An annoyed FMCSA Administrator Anne Ferro blasted the carrier in the March 1 order.
“We will not hesitate to immediately shut down a bus or truck company that ignores safety regulations and puts innocent lives at risk,” Ferro said. “We will employ every tool we have to take unsafe commercial drivers, vehicles and entire companies off the road anywhere in the county at any time.”
The Feb. 26 order came in the wake of the carrier entering into a Consent Agreement with the Massachusetts DPU whereby the carrier voluntarily removed 21 of its motor coaches from for-hire passenger service in order to allow inspection by the manufacturer’s representative.
According to the Consent Agreement, inspections by DPU revealed structural deficiencies and/or frame cracks in certain of the carrier’s pre-2005 model motor coaches.

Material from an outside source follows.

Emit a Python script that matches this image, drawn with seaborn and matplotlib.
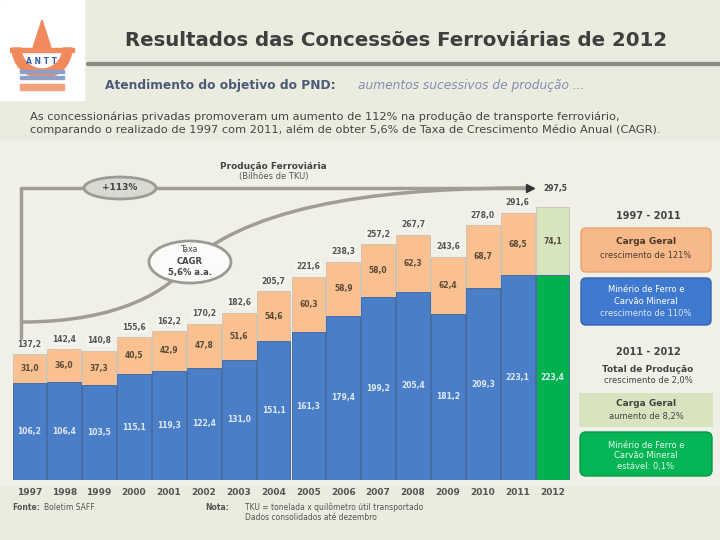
import numpy as np
import pandas as pd
import matplotlib
matplotlib.use("Agg")
import matplotlib.pyplot as plt
import seaborn as sns
from matplotlib.patches import Ellipse, FancyBboxPatch, Rectangle, Wedge, Polygon
from matplotlib.path import Path
from matplotlib.patches import PathPatch

sns.set_style("white")
plt.rcParams["font.family"] = ["DejaVu Sans"]

# dados (bilhoes de TKU)
anos = ["1997", "1998", "1999", "2000", "2001", "2002", "2003", "2004",
        "2005", "2006", "2007", "2008", "2009", "2010", "2011", "2012"]
minerio = [106.2, 106.4, 103.5, 115.1, 119.3, 122.4, 131.0, 151.1,
           161.3, 179.4, 199.2, 205.4, 181.2, 209.3, 223.1, 223.4]
carga_geral = [31.0, 36.0, 37.3, 40.5, 42.9, 47.8, 51.6, 54.6,
               60.3, 58.9, 58.0, 62.3, 62.4, 68.7, 68.5, 74.1]
total = [round(a + b, 1) for a, b in zip(minerio, carga_geral)]

cor_min = ["#4a7fc8"] * 15 + ["#00b14f"]
cor_cg = ["#fac08f"] * 15 + ["#d6e5bd"]

df = pd.DataFrame({"ano": anos, "minerio": minerio, "carga_geral": carga_geral, "total": total})

def fmt(v):
    return f"{v:.1f}".replace(".", ",")

fig = plt.figure(figsize=(7.2, 5.4), dpi=100)
fig.patch.set_facecolor("#ecebdf")

# painel claro atras do grafico
bg = fig.add_axes([0, 0, 1, 1])
bg.set_xlim(0, 720)
bg.set_ylim(540, 0)
bg.axis("off")
bg.add_patch(Rectangle((0, 140), 720, 345, color="#f0f0e8", zorder=0))

# grafico de barras
ax = fig.add_axes([12 / 720, 60 / 540, 558 / 720, 330 / 540])
ax.patch.set_alpha(0)
sns.barplot(data=df, x="ano", y="total", hue="ano", palette=cor_cg, legend=False,
            width=0.97, saturation=1, edgecolor="#c9c2b4", linewidth=0.6, ax=ax)
sns.barplot(data=df, x="ano", y="minerio", hue="ano", palette=cor_min, legend=False,
            width=0.97, saturation=1, edgecolor="#3b64a0", linewidth=0.6, ax=ax)
ax.set_xlim(-0.5, 15.5)
ax.set_ylim(0, 360)
ax.set_xlabel("")
ax.set_ylabel("")
ax.set_yticks([])
ax.tick_params(axis="x", length=0, pad=6)
for lab in ax.get_xticklabels():
    lab.set_fontsize(6.5)
    lab.set_fontweight("bold")
    lab.set_color("#555555")
sns.despine(ax=ax, left=True, bottom=True)

for i in range(len(anos)):
    ax.text(i, minerio[i] / 2, fmt(minerio[i]), ha="center", va="center",
            fontsize=5.5, color="#dfe8f5", fontweight="bold")
    ax.text(i, minerio[i] + carga_geral[i] / 2, fmt(carga_geral[i]), ha="center",
            va="center", fontsize=5.5, color="#5a4a3a", fontweight="bold")
    if i < 15:
        ax.text(i, total[i] + 6, fmt(total[i]), ha="center", va="bottom",
                fontsize=5.5, color="#555555", fontweight="bold",
                bbox=dict(boxstyle="square,pad=0.15", fc="#f4f4ef", ec="none"))

# colchete 1997 -> 2012
ax.plot([-0.25, -0.25, 14.35], [total[0] + 18, 318, 318], color="#a09d96", lw=2.5,
        solid_capstyle="round", zorder=5)
ax.plot([14.35], [318], marker=">", color="#333333", markersize=6, zorder=6)
ax.text(14.75, 318, fmt(total[15]), ha="left", va="center", fontsize=5.5,
        color="#444444", fontweight="bold")

ax.text(7.0, 342, "Produção Ferroviária", ha="center", va="center", fontsize=6.5,
        fontweight="bold", color="#444444")
ax.text(7.0, 331, "(Bilhões de TKU)", ha="center", va="center", fontsize=6,
        color="#555555")

# curva de crescimento
verts = [(22, 322), (120, 322), (170, 290), (190, 262),
         (260, 200), (400, 188), (528, 188)]
codes = [Path.MOVETO, Path.CURVE4, Path.CURVE4, Path.CURVE4,
         Path.CURVE4, Path.CURVE4, Path.CURVE4]
bg.add_patch(PathPatch(Path(verts, codes), fc="none", ec="#a09d96", lw=2.5, zorder=4))

over = fig.add_axes([0, 0, 1, 1])
over.set_xlim(0, 720)
over.set_ylim(540, 0)
over.axis("off")
over.add_patch(Ellipse((120, 188), 72, 22, fc="#d9d8d2", ec="#9c9a94", lw=2))
over.text(120, 188, "+113%", ha="center", va="center", fontsize=6.5,
          fontweight="bold", color="#444444")
over.add_patch(Ellipse((190, 262), 82, 42, fc="#fbfbf9", ec="#9c9a94", lw=2))
over.text(190, 250, "Taxa", ha="center", va="center", fontsize=5.5, color="#444444")
over.text(190, 262, "CAGR", ha="center", va="center", fontsize=6, fontweight="bold",
          color="#444444")
over.text(190, 273, "5,6% a.a.", ha="center", va="center", fontsize=6,
          fontweight="bold", color="#444444")

# logo
over.add_patch(Rectangle((0, 0), 84, 100, color="white", zorder=1))
over.add_patch(Wedge((42, 48), 30, 0, 180, width=9, color="#f08a5d", zorder=2))
over.add_patch(Polygon([(33, 48), (42, 20), (51, 48)], color="#f08a5d", zorder=2))
over.add_patch(Rectangle((10, 48), 64, 4, color="#f08a5d", zorder=2))
over.text(42, 62, "A N T T", ha="center", va="center", fontsize=5.5,
          fontweight="bold", color="#3d5fa8", zorder=3)
over.add_patch(Rectangle((20, 70), 44, 3, color="#8aa0c8", zorder=2))
over.add_patch(Rectangle((20, 76), 44, 3, color="#8aa0c8", zorder=2))
over.add_patch(Rectangle((20, 84), 44, 6, color="#f4a27e", zorder=2))

# titulo
over.text(396, 40, "Resultados das Concessões Ferroviárias de 2012", ha="center",
          va="center", fontsize=14.2, fontweight="bold", color="#3f3f3f")
over.plot([88, 720], [64, 64], color="#8a8984", lw=3)
over.text(105, 86, "Atendimento do objetivo do PND:", ha="left", va="center",
          fontsize=8.8, fontweight="bold", color="#4a5a78")
over.text(358, 86, "aumentos sucessivos de produção ...", ha="left", va="center",
          fontsize=8.8, color="#7f8fb0", style="italic")
over.text(30, 117, "As concessionárias privadas promoveram um aumento de 112% na produção de transporte ferroviário,",
          ha="left", va="center", fontsize=8.2, color="#444444")
over.text(30, 130, "comparando o realizado de 1997 com 2011, além de obter 5,6% de Taxa de Crescimento Médio Anual (CAGR).",
          ha="left", va="center", fontsize=8.2, color="#444444")

# rodape
over.text(12, 507, "Fonte:", ha="left", va="center", fontsize=5.5, fontweight="bold", color="#555555")
over.text(44, 507, "Boletim SAFF", ha="left", va="center", fontsize=5.5, color="#555555")
over.text(205, 507, "Nota:", ha="left", va="center", fontsize=5.5, fontweight="bold", color="#555555")
over.text(245, 507, "TKU = tonelada x quilômetro útil transportado", ha="left", va="center",
          fontsize=5.5, color="#555555")
over.text(245, 517, "Dados consolidados até dezembro", ha="left", va="center",
          fontsize=5.5, color="#555555")

# painel lateral
over.text(648, 216, "1997 - 2011", ha="center", va="center", fontsize=7,
          fontweight="bold", color="#444444")
over.add_patch(FancyBboxPatch((581, 228), 130, 44, boxstyle="round,pad=0,rounding_size=5",
                              fc="#f8b98a", ec="#e9a26d", lw=1))
over.text(646, 242, "Carga Geral", ha="center", va="center", fontsize=6.5,
          fontweight="bold", color="#4a3a2a")
over.text(646, 256, "crescimento de 121%", ha="center", va="center", fontsize=6,
          color="#4a3a2a")
over.add_patch(FancyBboxPatch((581, 278), 130, 47, boxstyle="round,pad=0,rounding_size=5",
                              fc="#3f7ad0", ec="#3564b0", lw=1))
over.text(646, 290, "Minério de Ferro e", ha="center", va="center", fontsize=6,
          color="white")
over.text(646, 301, "Carvão Mineral", ha="center", va="center", fontsize=6,
          color="white")
over.text(646, 313, "crescimento de 110%", ha="center", va="center", fontsize=6,
          color="#dde6f5")

over.text(648, 352, "2011 - 2012", ha="center", va="center", fontsize=7,
          fontweight="bold", color="#444444")
over.text(648, 369, "Total de Produção", ha="center", va="center", fontsize=6.5,
          fontweight="bold", color="#444444")
over.text(648, 381, "crescimento de 2,0%", ha="center", va="center", fontsize=6,
          color="#444444")
over.add_patch(Rectangle((579, 393), 134, 34, fc="#d8e4bf", ec="none"))
over.text(646, 403, "Carga Geral", ha="center", va="center", fontsize=6.5,
          fontweight="bold", color="#444444")
over.text(646, 416, "aumento de 8,2%", ha="center", va="center", fontsize=6,
          color="#444444")
over.add_patch(FancyBboxPatch((580, 432), 132, 44, boxstyle="round,pad=0,rounding_size=6",
                              fc="#06b656", ec="#039a48", lw=1))
over.text(646, 445, "Minério de Ferro e", ha="center", va="center", fontsize=6,
          color="#e8f7ec")
over.text(646, 456, "Carvão Mineral", ha="center", va="center", fontsize=6,
          color="#e8f7ec")
over.text(646, 467, "estável: 0,1%", ha="center", va="center", fontsize=6,
          color="#e8f7ec")

fig.savefig("out.png", dpi=100, facecolor=fig.get_facecolor())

Furthermore, the agency said in the Feb. 26 order, Fung Wah Bus Transportation generally did not have in place an effective vehicle maintenance program to prevent the operation of unsafe motor coaches and noted that the carrier neither maintains its older fleet of commercial motor vehicles in a safe and proper operating condition nor in accordance with manufacturer's specifications and Technical Service Bulletins, and does not systematically inspect, repair, and maintain, or cause to be systematically inspected, repaired and maintained, certain older motor vehicles subject to its control.